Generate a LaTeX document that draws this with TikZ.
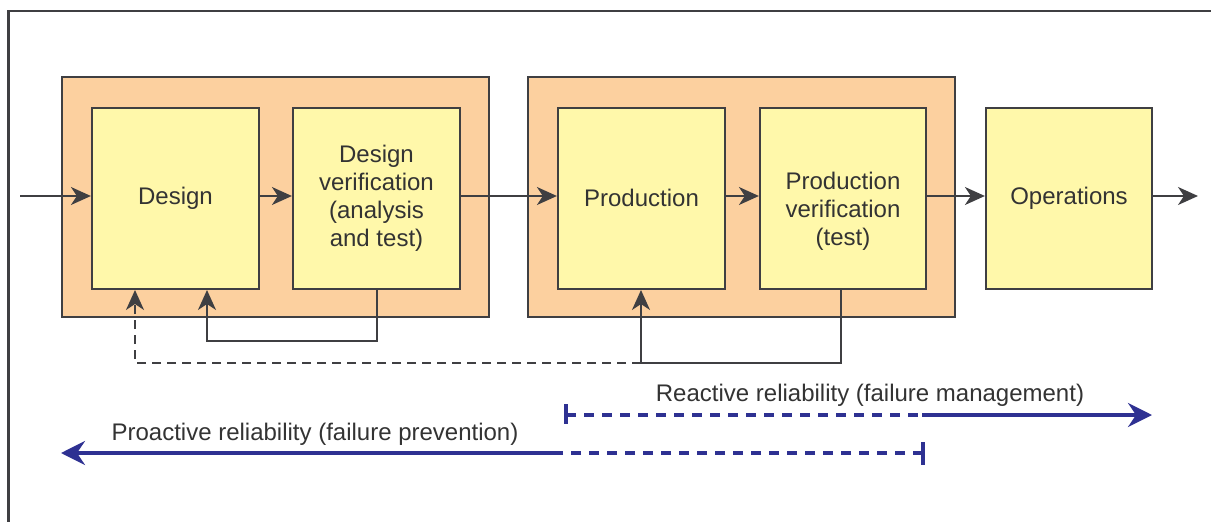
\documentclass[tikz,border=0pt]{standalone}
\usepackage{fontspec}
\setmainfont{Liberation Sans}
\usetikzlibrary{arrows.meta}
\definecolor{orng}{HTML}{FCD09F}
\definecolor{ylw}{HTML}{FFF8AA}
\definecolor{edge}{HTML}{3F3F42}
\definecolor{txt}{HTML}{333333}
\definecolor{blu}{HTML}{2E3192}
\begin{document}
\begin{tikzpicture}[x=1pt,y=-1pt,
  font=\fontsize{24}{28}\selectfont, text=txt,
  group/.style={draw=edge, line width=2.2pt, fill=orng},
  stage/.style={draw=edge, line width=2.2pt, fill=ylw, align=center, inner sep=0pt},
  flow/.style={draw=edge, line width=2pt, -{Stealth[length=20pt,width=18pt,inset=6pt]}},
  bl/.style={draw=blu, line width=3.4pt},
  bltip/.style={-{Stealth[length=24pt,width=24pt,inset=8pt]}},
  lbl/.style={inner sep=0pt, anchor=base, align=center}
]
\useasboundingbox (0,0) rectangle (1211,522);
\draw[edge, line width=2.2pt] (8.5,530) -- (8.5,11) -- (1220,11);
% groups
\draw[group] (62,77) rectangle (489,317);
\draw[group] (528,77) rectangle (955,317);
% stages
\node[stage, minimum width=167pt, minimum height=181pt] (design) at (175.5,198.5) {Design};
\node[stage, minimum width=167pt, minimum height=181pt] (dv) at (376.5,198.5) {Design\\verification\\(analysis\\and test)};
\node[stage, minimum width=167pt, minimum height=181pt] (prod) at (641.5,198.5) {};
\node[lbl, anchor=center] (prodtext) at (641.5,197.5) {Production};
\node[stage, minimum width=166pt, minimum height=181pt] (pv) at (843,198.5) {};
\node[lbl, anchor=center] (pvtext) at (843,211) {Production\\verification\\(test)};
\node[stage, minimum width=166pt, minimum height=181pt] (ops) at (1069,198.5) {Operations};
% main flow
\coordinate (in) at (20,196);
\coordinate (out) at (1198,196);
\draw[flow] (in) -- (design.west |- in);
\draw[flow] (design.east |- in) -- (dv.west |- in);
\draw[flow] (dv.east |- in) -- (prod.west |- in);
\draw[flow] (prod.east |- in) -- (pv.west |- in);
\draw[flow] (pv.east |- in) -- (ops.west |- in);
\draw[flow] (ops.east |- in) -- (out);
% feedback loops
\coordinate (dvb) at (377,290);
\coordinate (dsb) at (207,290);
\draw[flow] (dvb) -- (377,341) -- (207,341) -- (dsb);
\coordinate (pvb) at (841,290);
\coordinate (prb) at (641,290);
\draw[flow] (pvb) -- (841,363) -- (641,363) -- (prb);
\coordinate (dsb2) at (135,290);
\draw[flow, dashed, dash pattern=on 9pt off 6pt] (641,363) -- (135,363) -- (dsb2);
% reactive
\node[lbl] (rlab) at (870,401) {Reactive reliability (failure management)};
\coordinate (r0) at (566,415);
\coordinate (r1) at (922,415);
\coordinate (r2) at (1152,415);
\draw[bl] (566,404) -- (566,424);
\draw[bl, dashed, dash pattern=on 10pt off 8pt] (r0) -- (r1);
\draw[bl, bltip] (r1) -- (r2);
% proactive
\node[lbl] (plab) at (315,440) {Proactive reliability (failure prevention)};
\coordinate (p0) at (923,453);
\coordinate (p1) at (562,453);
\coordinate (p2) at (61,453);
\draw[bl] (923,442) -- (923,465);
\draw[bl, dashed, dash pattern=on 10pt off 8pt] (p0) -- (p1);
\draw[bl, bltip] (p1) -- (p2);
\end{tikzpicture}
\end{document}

==================================================

**Set exercise:** Word for word, quote the full listing, omitting every picture.

**Task answer:**
Generate a LaTeX document that draws this with TikZ.
\documentclass[tikz,border=0pt]{standalone}
\usepackage{fontspec}
\setmainfont{Liberation Sans}
\usetikzlibrary{arrows.meta}
\definecolor{orng}{HTML}{FCD09F}
\definecolor{ylw}{HTML}{FFF8AA}
\definecolor{edge}{HTML}{3F3F42}
\definecolor{txt}{HTML}{333333}
\definecolor{blu}{HTML}{2E3192}
\begin{document}
\begin{tikzpicture}[x=1pt,y=-1pt,
  font=\fontsize{24}{28}\selectfont, text=txt,
  group/.style={draw=edge, line width=2.2pt, fill=orng},
  stage/.style={draw=edge, line width=2.2pt, fill=ylw, align=center, inner sep=0pt},
  flow/.style={draw=edge, line width=2pt, -{Stealth[length=20pt,width=18pt,inset=6pt]}},
  bl/.style={draw=blu, line width=3.4pt},
  bltip/.style={-{Stealth[length=24pt,width=24pt,inset=8pt]}},
  lbl/.style={inner sep=0pt, anchor=base, align=center}
]
\useasboundingbox (0,0) rectangle (1211,522);
\draw[edge, line width=2.2pt] (8.5,530) -- (8.5,11) -- (1220,11);
% groups
\draw[group] (62,77) rectangle (489,317);
\draw[group] (528,77) rectangle (955,317);
% stages
\node[stage, minimum width=167pt, minimum height=181pt] (design) at (175.5,198.5) {Design};
\node[stage, minimum width=167pt, minimum height=181pt] (dv) at (376.5,198.5) {Design\\verification\\(analysis\\and test)};
\node[stage, minimum width=167pt, minimum height=181pt] (prod) at (641.5,198.5) {};
\node[lbl, anchor=center] (prodtext) at (641.5,197.5) {Production};
\node[stage, minimum width=166pt, minimum height=181pt] (pv) at (843,198.5) {};
\node[lbl, anchor=center] (pvtext) at (843,211) {Production\\verification\\(test)};
\node[stage, minimum width=166pt, minimum height=181pt] (ops) at (1069,198.5) {Operations};
% main flow
\coordinate (in) at (20,196);
\coordinate (out) at (1198,196);
\draw[flow] (in) -- (design.west |- in);
\draw[flow] (design.east |- in) -- (dv.west |- in);
\draw[flow] (dv.east |- in) -- (prod.west |- in);
\draw[flow] (prod.east |- in) -- (pv.west |- in);
\draw[flow] (pv.east |- in) -- (ops.west |- in);
\draw[flow] (ops.east |- in) -- (out);
% feedback loops
\coordinate (dvb) at (377,290);
\coordinate (dsb) at (207,290);
\draw[flow] (dvb) -- (377,341) -- (207,341) -- (dsb);
\coordinate (pvb) at (841,290);
\coordinate (prb) at (641,290);
\draw[flow] (pvb) -- (841,363) -- (641,363) -- (prb);
\coordinate (dsb2) at (135,290);
\draw[flow, dashed, dash pattern=on 9pt off 6pt] (641,363) -- (135,363) -- (dsb2);
% reactive
\node[lbl] (rlab) at (870,401) {Reactive reliability (failure management)};
\coordinate (r0) at (566,415);
\coordinate (r1) at (922,415);
\coordinate (r2) at (1152,415);
\draw[bl] (566,404) -- (566,424);
\draw[bl, dashed, dash pattern=on 10pt off 8pt] (r0) -- (r1);
\draw[bl, bltip] (r1) -- (r2);
% proactive
\node[lbl] (plab) at (315,440) {Proactive reliability (failure prevention)};
\coordinate (p0) at (923,453);
\coordinate (p1) at (562,453);
\coordinate (p2) at (61,453);
\draw[bl] (923,442) -- (923,465);
\draw[bl, dashed, dash pattern=on 10pt off 8pt] (p0) -- (p1);
\draw[bl, bltip] (p1) -- (p2);
\end{tikzpicture}
\end{document}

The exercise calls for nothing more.